§ Supplied material:
● ● ●
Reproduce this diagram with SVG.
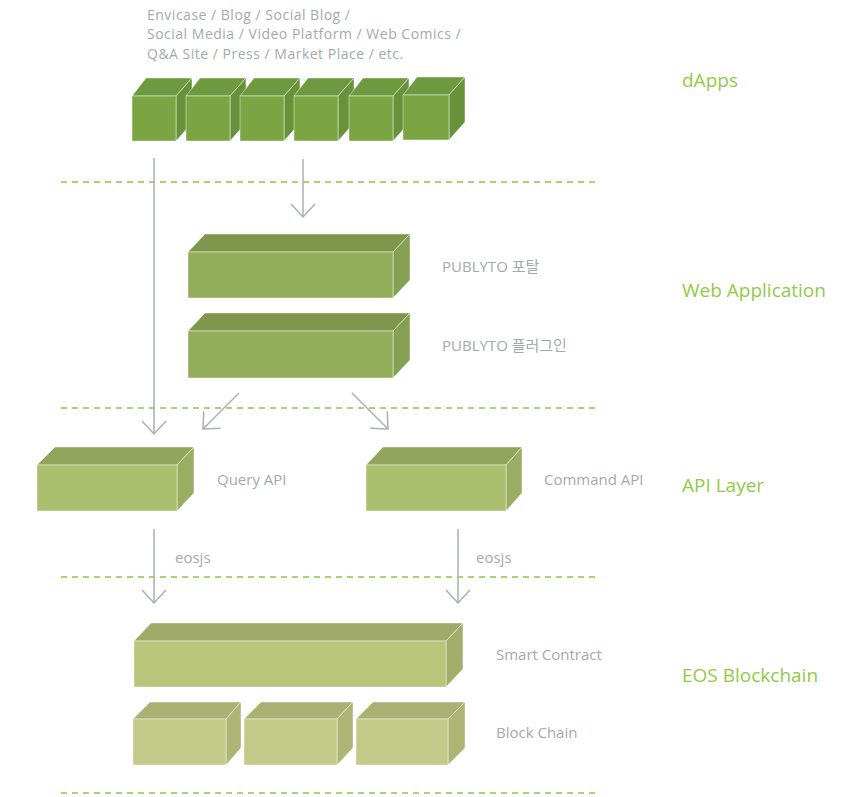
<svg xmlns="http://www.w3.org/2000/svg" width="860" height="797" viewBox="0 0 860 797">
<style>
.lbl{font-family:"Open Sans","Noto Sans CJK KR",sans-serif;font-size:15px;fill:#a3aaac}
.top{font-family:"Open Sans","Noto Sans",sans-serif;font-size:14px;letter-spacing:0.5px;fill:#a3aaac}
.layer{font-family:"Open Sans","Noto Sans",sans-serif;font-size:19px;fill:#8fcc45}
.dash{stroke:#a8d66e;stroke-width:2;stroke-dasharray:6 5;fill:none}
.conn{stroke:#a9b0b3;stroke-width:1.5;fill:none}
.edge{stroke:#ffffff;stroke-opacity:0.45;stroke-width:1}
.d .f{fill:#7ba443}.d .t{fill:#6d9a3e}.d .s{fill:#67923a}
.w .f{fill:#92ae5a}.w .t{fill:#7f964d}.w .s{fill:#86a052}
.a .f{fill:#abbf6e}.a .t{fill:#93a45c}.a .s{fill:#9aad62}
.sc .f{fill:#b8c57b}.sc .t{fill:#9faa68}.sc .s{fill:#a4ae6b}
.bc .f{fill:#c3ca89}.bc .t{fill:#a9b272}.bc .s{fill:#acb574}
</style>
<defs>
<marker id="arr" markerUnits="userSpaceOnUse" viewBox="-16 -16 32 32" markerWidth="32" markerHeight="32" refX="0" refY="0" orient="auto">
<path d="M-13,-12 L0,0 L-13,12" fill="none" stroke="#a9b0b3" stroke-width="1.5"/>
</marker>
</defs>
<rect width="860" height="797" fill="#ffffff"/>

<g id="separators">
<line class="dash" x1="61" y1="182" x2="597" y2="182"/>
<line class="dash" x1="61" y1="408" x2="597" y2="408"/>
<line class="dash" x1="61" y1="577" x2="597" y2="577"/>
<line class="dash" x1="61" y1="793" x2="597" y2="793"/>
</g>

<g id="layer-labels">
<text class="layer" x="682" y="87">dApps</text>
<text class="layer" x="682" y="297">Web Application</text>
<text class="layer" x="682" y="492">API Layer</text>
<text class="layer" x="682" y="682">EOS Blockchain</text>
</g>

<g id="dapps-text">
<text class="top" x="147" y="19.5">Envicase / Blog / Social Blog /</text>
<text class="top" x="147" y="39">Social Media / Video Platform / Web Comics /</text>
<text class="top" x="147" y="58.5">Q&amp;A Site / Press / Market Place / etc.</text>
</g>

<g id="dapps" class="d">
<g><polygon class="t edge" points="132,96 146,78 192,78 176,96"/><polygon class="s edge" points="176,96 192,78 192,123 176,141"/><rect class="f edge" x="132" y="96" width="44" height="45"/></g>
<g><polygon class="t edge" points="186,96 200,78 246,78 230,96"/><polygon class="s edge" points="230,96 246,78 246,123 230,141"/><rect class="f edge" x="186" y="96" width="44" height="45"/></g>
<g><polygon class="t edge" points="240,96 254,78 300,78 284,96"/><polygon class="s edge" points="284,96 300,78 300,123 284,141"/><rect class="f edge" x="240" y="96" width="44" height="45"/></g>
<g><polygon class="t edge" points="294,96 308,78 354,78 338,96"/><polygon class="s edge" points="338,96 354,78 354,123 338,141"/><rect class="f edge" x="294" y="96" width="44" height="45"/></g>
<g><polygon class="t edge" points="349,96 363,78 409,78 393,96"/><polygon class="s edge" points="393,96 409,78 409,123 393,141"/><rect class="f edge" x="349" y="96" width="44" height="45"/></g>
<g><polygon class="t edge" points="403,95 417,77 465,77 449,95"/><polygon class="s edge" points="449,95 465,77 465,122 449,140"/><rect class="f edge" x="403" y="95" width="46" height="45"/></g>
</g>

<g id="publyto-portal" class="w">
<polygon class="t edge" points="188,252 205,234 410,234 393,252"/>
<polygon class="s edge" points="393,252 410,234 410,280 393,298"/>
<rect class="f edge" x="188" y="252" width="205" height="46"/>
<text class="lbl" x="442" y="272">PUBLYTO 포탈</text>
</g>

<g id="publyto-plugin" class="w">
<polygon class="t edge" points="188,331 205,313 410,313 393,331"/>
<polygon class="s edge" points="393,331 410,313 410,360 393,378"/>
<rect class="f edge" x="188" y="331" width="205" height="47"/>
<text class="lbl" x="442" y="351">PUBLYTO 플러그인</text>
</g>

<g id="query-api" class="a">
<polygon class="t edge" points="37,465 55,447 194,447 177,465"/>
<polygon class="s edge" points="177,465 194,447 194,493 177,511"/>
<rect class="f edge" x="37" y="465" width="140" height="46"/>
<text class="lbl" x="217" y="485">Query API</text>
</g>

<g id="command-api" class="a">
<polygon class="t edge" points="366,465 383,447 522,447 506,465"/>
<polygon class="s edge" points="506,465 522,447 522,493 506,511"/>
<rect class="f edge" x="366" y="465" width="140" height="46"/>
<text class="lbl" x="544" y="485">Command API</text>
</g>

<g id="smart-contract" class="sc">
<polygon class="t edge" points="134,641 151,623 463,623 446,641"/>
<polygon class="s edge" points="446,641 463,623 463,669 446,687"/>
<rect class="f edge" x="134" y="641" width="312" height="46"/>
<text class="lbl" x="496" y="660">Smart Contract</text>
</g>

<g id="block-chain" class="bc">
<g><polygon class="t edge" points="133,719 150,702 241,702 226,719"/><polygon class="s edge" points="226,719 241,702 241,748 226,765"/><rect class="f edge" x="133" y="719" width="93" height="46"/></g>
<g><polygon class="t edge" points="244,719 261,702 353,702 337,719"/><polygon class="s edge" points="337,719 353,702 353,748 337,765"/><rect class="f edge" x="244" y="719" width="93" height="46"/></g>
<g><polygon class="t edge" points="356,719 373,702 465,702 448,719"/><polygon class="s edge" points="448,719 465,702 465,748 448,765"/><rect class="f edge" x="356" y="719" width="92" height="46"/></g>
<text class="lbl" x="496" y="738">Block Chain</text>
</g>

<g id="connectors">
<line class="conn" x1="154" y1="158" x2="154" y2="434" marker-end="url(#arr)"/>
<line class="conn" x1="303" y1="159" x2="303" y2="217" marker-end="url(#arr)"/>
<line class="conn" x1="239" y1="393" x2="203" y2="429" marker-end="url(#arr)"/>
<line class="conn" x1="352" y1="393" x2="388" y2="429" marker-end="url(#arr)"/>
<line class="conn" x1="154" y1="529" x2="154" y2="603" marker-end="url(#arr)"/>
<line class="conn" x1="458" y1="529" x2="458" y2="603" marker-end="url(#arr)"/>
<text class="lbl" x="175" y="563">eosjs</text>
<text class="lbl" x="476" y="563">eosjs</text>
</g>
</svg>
● ● ●
§ What is needed: Transcribe the material exactly, keeping every word and none of the pictures.

§ Solution:
Reproduce this diagram with SVG.
<svg xmlns="http://www.w3.org/2000/svg" width="860" height="797" viewBox="0 0 860 797">
<style>
.lbl{font-family:"Open Sans","Noto Sans CJK KR",sans-serif;font-size:15px;fill:#a3aaac}
.top{font-family:"Open Sans","Noto Sans",sans-serif;font-size:14px;letter-spacing:0.5px;fill:#a3aaac}
.layer{font-family:"Open Sans","Noto Sans",sans-serif;font-size:19px;fill:#8fcc45}
.dash{stroke:#a8d66e;stroke-width:2;stroke-dasharray:6 5;fill:none}
.conn{stroke:#a9b0b3;stroke-width:1.5;fill:none}
.edge{stroke:#ffffff;stroke-opacity:0.45;stroke-width:1}
.d .f{fill:#7ba443}.d .t{fill:#6d9a3e}.d .s{fill:#67923a}
.w .f{fill:#92ae5a}.w .t{fill:#7f964d}.w .s{fill:#86a052}
.a .f{fill:#abbf6e}.a .t{fill:#93a45c}.a .s{fill:#9aad62}
.sc .f{fill:#b8c57b}.sc .t{fill:#9faa68}.sc .s{fill:#a4ae6b}
.bc .f{fill:#c3ca89}.bc .t{fill:#a9b272}.bc .s{fill:#acb574}
</style>
<defs>
<marker id="arr" markerUnits="userSpaceOnUse" viewBox="-16 -16 32 32" markerWidth="32" markerHeight="32" refX="0" refY="0" orient="auto">
<path d="M-13,-12 L0,0 L-13,12" fill="none" stroke="#a9b0b3" stroke-width="1.5"/>
</marker>
</defs>
<rect width="860" height="797" fill="#ffffff"/>

<g id="separators">
<line class="dash" x1="61" y1="182" x2="597" y2="182"/>
<line class="dash" x1="61" y1="408" x2="597" y2="408"/>
<line class="dash" x1="61" y1="577" x2="597" y2="577"/>
<line class="dash" x1="61" y1="793" x2="597" y2="793"/>
</g>

<g id="layer-labels">
<text class="layer" x="682" y="87">dApps</text>
<text class="layer" x="682" y="297">Web Application</text>
<text class="layer" x="682" y="492">API Layer</text>
<text class="layer" x="682" y="682">EOS Blockchain</text>
</g>

<g id="dapps-text">
<text class="top" x="147" y="19.5">Envicase / Blog / Social Blog /</text>
<text class="top" x="147" y="39">Social Media / Video Platform / Web Comics /</text>
<text class="top" x="147" y="58.5">Q&amp;A Site / Press / Market Place / etc.</text>
</g>

<g id="dapps" class="d">
<g><polygon class="t edge" points="132,96 146,78 192,78 176,96"/><polygon class="s edge" points="176,96 192,78 192,123 176,141"/><rect class="f edge" x="132" y="96" width="44" height="45"/></g>
<g><polygon class="t edge" points="186,96 200,78 246,78 230,96"/><polygon class="s edge" points="230,96 246,78 246,123 230,141"/><rect class="f edge" x="186" y="96" width="44" height="45"/></g>
<g><polygon class="t edge" points="240,96 254,78 300,78 284,96"/><polygon class="s edge" points="284,96 300,78 300,123 284,141"/><rect class="f edge" x="240" y="96" width="44" height="45"/></g>
<g><polygon class="t edge" points="294,96 308,78 354,78 338,96"/><polygon class="s edge" points="338,96 354,78 354,123 338,141"/><rect class="f edge" x="294" y="96" width="44" height="45"/></g>
<g><polygon class="t edge" points="349,96 363,78 409,78 393,96"/><polygon class="s edge" points="393,96 409,78 409,123 393,141"/><rect class="f edge" x="349" y="96" width="44" height="45"/></g>
<g><polygon class="t edge" points="403,95 417,77 465,77 449,95"/><polygon class="s edge" points="449,95 465,77 465,122 449,140"/><rect class="f edge" x="403" y="95" width="46" height="45"/></g>
</g>

<g id="publyto-portal" class="w">
<polygon class="t edge" points="188,252 205,234 410,234 393,252"/>
<polygon class="s edge" points="393,252 410,234 410,280 393,298"/>
<rect class="f edge" x="188" y="252" width="205" height="46"/>
<text class="lbl" x="442" y="272">PUBLYTO 포탈</text>
</g>

<g id="publyto-plugin" class="w">
<polygon class="t edge" points="188,331 205,313 410,313 393,331"/>
<polygon class="s edge" points="393,331 410,313 410,360 393,378"/>
<rect class="f edge" x="188" y="331" width="205" height="47"/>
<text class="lbl" x="442" y="351">PUBLYTO 플러그인</text>
</g>

<g id="query-api" class="a">
<polygon class="t edge" points="37,465 55,447 194,447 177,465"/>
<polygon class="s edge" points="177,465 194,447 194,493 177,511"/>
<rect class="f edge" x="37" y="465" width="140" height="46"/>
<text class="lbl" x="217" y="485">Query API</text>
</g>

<g id="command-api" class="a">
<polygon class="t edge" points="366,465 383,447 522,447 506,465"/>
<polygon class="s edge" points="506,465 522,447 522,493 506,511"/>
<rect class="f edge" x="366" y="465" width="140" height="46"/>
<text class="lbl" x="544" y="485">Command API</text>
</g>

<g id="smart-contract" class="sc">
<polygon class="t edge" points="134,641 151,623 463,623 446,641"/>
<polygon class="s edge" points="446,641 463,623 463,669 446,687"/>
<rect class="f edge" x="134" y="641" width="312" height="46"/>
<text class="lbl" x="496" y="660">Smart Contract</text>
</g>

<g id="block-chain" class="bc">
<g><polygon class="t edge" points="133,719 150,702 241,702 226,719"/><polygon class="s edge" points="226,719 241,702 241,748 226,765"/><rect class="f edge" x="133" y="719" width="93" height="46"/></g>
<g><polygon class="t edge" points="244,719 261,702 353,702 337,719"/><polygon class="s edge" points="337,719 353,702 353,748 337,765"/><rect class="f edge" x="244" y="719" width="93" height="46"/></g>
<g><polygon class="t edge" points="356,719 373,702 465,702 448,719"/><polygon class="s edge" points="448,719 465,702 465,748 448,765"/><rect class="f edge" x="356" y="719" width="92" height="46"/></g>
<text class="lbl" x="496" y="738">Block Chain</text>
</g>

<g id="connectors">
<line class="conn" x1="154" y1="158" x2="154" y2="434" marker-end="url(#arr)"/>
<line class="conn" x1="303" y1="159" x2="303" y2="217" marker-end="url(#arr)"/>
<line class="conn" x1="239" y1="393" x2="203" y2="429" marker-end="url(#arr)"/>
<line class="conn" x1="352" y1="393" x2="388" y2="429" marker-end="url(#arr)"/>
<line class="conn" x1="154" y1="529" x2="154" y2="603" marker-end="url(#arr)"/>
<line class="conn" x1="458" y1="529" x2="458" y2="603" marker-end="url(#arr)"/>
<text class="lbl" x="175" y="563">eosjs</text>
<text class="lbl" x="476" y="563">eosjs</text>
</g>
</svg>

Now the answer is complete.